**Work to be completed**
Give every line from the entries that contains "this".

**Material for the task**
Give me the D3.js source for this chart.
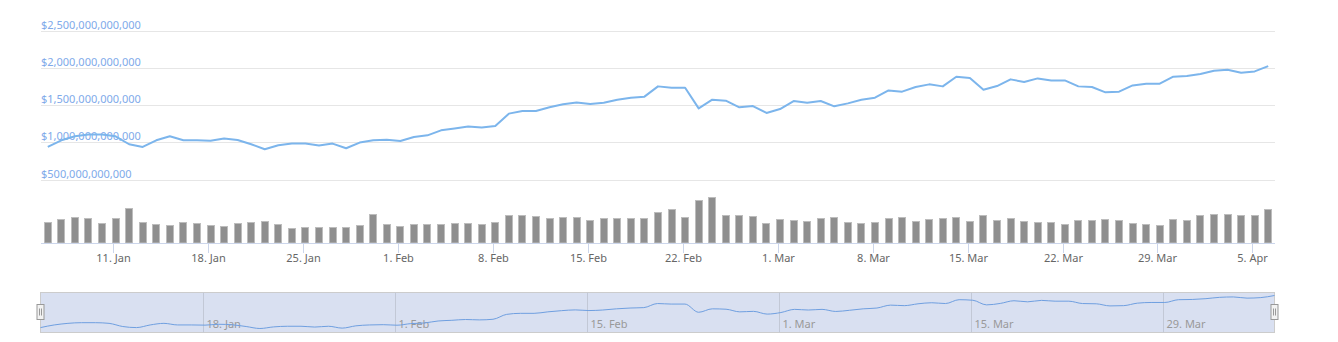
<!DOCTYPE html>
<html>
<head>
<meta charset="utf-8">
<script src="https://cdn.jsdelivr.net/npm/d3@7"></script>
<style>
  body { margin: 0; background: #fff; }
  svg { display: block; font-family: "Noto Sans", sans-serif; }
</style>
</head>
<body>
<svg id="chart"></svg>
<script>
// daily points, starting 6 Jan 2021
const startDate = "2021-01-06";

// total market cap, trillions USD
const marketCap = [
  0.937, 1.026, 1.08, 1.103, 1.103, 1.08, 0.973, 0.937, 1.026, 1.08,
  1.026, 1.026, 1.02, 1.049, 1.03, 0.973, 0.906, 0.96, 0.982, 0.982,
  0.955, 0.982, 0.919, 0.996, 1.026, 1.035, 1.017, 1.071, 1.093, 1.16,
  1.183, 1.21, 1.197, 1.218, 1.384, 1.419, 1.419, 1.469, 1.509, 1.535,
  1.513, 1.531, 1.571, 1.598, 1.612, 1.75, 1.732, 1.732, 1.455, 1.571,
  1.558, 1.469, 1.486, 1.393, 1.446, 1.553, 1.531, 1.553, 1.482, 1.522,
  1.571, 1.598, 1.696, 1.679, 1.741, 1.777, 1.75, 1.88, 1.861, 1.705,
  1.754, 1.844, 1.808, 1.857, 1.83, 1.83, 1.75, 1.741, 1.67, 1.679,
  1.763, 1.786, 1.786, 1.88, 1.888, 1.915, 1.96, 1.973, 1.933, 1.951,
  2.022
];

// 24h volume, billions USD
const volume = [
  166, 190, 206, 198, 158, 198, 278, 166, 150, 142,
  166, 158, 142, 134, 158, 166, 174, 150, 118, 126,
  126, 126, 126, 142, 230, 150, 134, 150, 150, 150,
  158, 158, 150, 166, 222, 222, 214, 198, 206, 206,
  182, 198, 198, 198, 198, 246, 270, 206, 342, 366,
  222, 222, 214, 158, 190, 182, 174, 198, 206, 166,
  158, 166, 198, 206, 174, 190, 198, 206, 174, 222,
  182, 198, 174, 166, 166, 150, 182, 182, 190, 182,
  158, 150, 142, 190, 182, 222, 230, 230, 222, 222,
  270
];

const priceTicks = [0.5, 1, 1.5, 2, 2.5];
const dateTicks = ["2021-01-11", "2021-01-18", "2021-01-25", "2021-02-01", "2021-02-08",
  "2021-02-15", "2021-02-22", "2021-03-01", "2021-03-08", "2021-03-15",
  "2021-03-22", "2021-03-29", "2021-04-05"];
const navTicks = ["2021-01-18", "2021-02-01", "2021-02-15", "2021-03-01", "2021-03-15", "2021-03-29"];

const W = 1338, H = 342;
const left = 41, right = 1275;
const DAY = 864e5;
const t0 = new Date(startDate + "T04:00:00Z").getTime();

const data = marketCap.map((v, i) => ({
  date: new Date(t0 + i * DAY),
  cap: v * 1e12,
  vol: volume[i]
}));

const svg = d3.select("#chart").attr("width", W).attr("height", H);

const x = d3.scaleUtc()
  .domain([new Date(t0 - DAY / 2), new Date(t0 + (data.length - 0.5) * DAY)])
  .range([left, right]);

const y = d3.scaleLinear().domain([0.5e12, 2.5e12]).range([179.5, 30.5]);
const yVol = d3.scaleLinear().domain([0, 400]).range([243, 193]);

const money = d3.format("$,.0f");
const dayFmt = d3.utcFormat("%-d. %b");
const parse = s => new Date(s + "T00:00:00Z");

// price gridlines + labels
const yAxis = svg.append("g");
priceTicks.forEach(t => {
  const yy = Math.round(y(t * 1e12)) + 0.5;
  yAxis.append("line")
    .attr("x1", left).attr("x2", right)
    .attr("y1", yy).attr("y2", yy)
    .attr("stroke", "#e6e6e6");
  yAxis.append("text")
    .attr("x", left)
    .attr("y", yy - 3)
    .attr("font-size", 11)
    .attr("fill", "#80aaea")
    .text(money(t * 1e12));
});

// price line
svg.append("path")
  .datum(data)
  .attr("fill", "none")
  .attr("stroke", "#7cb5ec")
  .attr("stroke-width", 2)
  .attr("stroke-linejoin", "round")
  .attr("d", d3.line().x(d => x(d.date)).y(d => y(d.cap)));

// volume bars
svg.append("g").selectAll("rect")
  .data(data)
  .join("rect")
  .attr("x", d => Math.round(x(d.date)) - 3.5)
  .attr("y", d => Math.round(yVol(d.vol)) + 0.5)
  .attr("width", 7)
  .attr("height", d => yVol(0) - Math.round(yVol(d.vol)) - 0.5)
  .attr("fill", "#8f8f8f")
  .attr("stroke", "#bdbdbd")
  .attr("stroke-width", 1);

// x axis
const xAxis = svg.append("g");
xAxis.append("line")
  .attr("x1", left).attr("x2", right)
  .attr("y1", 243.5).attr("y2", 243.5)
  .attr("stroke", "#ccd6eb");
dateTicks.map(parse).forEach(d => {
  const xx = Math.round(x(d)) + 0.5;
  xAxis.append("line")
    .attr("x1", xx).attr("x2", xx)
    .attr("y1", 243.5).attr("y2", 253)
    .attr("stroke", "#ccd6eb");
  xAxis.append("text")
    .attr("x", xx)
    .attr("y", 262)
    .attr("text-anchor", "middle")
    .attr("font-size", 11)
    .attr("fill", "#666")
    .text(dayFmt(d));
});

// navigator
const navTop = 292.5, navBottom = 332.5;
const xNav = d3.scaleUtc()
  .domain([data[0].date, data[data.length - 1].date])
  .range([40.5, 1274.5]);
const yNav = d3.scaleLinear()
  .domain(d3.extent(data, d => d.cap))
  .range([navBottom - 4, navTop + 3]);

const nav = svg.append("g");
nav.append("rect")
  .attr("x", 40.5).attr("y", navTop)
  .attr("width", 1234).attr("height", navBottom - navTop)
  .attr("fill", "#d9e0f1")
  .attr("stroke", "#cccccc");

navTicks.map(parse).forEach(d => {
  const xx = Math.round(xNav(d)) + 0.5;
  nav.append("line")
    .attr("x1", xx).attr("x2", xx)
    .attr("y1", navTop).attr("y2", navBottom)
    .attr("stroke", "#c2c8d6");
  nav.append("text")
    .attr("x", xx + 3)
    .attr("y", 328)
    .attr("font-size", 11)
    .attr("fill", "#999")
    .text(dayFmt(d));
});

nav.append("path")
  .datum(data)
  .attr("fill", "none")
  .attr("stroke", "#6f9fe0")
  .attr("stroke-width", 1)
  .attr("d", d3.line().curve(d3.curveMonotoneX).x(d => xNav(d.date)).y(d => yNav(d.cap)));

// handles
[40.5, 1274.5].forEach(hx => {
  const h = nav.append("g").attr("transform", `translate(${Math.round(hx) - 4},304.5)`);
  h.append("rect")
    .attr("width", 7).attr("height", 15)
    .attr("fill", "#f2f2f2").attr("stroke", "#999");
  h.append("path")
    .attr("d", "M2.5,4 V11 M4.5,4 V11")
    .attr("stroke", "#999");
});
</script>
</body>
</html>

==

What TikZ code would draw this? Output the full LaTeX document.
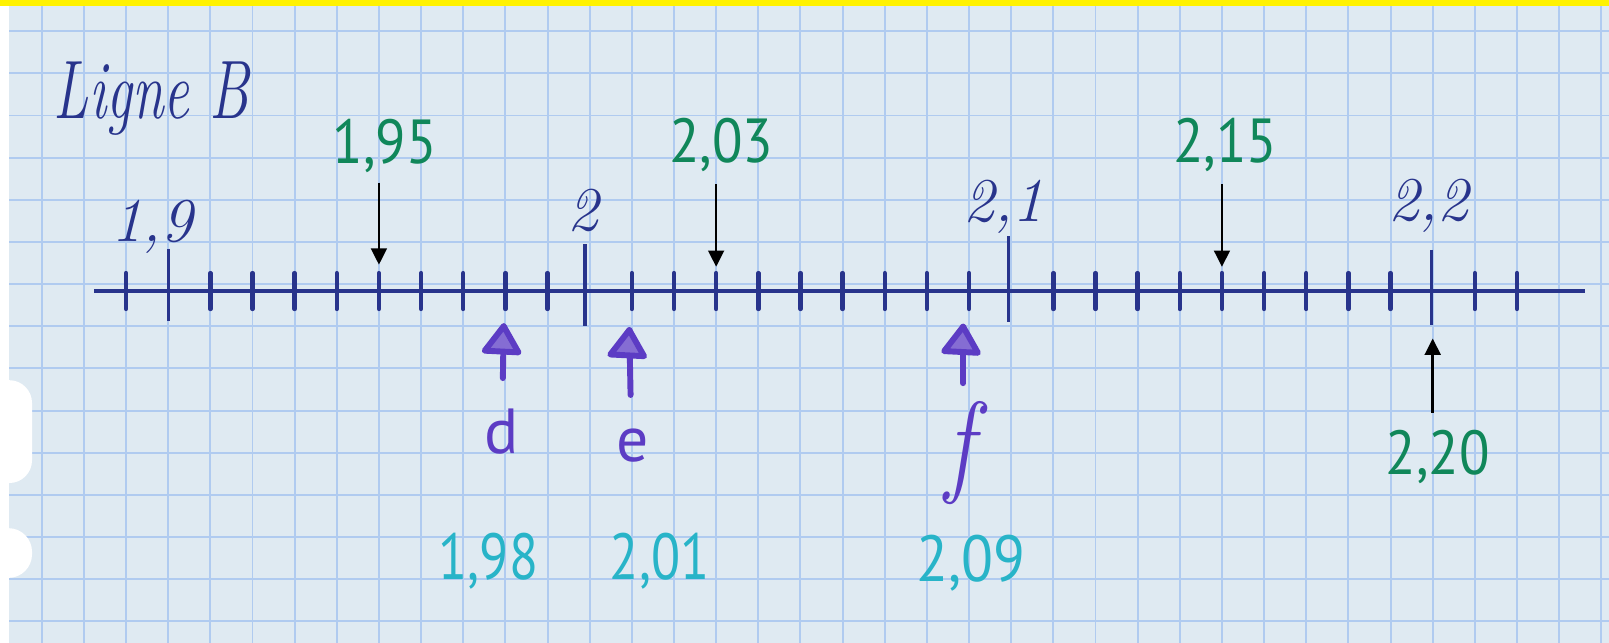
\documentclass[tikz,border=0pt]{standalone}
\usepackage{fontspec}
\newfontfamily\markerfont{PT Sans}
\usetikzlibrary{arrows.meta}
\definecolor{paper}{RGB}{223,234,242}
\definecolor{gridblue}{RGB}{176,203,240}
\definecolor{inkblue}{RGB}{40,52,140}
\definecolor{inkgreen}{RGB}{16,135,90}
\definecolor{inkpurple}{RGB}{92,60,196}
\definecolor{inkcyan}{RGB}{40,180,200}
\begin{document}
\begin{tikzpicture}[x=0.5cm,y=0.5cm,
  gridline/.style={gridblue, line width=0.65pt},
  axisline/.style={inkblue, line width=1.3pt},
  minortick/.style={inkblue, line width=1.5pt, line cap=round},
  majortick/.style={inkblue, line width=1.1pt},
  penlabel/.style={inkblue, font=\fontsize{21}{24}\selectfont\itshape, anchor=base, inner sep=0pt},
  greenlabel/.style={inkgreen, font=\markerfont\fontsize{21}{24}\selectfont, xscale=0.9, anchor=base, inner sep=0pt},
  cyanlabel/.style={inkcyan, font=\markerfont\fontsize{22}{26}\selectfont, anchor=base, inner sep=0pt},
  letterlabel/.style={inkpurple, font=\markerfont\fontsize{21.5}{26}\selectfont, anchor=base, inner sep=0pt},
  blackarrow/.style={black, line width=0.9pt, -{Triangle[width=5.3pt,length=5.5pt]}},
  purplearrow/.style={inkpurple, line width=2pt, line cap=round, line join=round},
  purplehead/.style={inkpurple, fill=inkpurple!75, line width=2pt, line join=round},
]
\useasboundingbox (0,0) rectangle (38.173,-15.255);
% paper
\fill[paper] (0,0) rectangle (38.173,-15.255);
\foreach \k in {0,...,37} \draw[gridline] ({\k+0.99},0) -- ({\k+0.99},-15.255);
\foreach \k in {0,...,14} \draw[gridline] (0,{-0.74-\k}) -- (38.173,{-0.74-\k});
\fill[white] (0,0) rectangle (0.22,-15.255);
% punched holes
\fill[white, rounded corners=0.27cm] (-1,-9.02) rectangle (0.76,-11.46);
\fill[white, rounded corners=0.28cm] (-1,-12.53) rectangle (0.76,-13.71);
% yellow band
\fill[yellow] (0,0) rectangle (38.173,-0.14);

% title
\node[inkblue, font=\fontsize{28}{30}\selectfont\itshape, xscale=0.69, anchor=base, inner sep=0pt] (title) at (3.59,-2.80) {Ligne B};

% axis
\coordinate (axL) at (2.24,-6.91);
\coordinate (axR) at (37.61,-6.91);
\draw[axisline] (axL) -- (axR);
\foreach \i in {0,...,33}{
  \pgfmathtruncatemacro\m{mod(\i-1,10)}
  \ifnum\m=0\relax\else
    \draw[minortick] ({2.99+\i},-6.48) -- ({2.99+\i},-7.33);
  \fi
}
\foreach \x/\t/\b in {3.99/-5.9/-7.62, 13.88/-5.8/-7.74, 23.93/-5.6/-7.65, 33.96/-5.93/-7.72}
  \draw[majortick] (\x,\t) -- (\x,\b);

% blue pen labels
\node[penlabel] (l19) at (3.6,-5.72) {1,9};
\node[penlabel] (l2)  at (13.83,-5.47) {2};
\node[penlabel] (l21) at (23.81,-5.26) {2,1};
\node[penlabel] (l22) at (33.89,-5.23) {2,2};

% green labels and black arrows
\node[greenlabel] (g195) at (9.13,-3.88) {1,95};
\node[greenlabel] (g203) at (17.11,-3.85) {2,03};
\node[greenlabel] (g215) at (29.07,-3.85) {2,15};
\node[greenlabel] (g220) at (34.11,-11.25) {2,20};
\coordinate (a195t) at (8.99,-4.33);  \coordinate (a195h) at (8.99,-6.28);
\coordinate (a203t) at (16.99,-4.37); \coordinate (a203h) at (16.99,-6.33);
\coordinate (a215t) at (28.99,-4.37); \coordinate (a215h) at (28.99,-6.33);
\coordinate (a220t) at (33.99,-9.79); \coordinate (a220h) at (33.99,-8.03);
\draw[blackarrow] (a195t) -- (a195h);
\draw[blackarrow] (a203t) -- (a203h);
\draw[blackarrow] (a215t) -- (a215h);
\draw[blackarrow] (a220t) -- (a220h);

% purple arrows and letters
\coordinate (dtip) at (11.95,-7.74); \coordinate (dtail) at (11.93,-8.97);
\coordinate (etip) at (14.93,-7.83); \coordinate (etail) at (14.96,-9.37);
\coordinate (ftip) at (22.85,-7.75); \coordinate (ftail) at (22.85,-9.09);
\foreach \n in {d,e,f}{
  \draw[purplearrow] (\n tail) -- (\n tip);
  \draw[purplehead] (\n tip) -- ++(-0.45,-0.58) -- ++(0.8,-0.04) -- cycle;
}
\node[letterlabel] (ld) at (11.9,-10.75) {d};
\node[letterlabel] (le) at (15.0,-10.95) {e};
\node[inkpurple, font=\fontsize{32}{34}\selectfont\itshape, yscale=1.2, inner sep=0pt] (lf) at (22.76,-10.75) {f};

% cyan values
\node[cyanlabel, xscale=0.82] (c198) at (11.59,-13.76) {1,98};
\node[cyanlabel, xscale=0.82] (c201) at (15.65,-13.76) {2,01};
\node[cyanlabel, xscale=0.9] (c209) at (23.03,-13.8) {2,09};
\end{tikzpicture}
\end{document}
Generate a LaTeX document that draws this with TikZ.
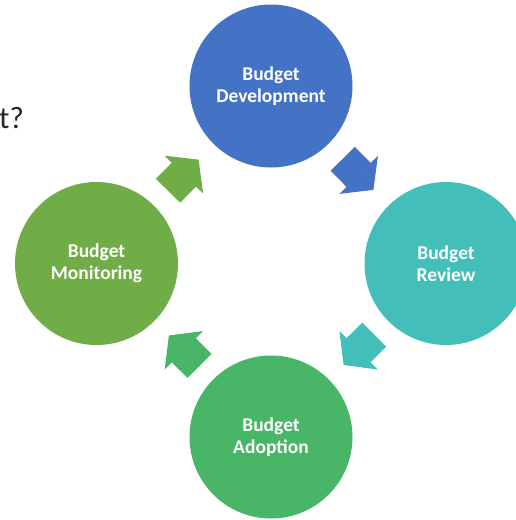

* * *

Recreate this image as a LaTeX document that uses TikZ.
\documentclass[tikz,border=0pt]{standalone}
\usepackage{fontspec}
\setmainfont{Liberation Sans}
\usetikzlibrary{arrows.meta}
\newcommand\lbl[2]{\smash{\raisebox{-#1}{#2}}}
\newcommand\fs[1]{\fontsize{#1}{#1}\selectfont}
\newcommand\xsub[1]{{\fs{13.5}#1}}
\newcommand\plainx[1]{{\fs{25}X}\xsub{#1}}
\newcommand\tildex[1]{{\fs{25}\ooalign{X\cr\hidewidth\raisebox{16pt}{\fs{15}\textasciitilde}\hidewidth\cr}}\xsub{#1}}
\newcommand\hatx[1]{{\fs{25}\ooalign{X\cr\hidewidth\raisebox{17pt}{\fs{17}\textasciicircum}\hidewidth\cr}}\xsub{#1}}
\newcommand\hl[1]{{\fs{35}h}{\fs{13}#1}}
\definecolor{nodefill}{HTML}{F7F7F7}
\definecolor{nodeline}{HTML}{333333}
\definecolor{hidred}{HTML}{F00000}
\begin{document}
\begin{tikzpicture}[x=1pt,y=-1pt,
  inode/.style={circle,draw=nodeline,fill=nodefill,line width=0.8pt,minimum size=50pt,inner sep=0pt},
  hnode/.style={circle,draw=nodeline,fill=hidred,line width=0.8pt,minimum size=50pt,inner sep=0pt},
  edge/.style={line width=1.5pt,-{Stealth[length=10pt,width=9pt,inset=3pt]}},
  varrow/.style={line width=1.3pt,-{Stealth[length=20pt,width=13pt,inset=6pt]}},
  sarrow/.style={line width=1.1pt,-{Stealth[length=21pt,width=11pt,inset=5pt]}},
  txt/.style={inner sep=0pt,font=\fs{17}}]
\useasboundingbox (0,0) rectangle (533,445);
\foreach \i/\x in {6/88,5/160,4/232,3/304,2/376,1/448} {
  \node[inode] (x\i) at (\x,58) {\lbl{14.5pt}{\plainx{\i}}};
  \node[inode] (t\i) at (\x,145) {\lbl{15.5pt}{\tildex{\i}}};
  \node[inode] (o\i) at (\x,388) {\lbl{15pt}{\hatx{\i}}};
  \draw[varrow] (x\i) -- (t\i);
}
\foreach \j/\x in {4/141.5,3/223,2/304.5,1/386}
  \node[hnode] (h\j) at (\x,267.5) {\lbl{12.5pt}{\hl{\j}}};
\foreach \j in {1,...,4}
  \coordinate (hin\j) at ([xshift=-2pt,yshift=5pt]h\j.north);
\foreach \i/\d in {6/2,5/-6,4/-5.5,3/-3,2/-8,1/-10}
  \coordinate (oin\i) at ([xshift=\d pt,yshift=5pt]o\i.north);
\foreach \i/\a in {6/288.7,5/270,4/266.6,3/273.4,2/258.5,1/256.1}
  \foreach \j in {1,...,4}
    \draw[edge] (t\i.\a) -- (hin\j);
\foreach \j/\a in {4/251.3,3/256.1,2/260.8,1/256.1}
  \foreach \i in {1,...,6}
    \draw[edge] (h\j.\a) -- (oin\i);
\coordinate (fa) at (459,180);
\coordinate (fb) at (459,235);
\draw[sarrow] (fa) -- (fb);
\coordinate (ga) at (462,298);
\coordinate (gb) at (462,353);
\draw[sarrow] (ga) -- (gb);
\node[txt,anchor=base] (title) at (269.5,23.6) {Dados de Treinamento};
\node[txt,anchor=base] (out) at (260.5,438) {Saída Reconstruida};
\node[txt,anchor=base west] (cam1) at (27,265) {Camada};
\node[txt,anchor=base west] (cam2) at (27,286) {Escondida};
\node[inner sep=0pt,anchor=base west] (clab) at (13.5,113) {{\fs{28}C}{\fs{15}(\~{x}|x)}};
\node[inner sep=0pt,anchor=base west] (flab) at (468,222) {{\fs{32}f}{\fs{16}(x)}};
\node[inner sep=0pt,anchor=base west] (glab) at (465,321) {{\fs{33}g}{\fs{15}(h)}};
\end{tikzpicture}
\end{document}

**Finished task**
Give me the D3.js source for this chart.
What TikZ code would draw this? Output the full LaTeX document.
Generate a LaTeX document that draws this with TikZ.
Recreate this image as a LaTeX document that uses TikZ.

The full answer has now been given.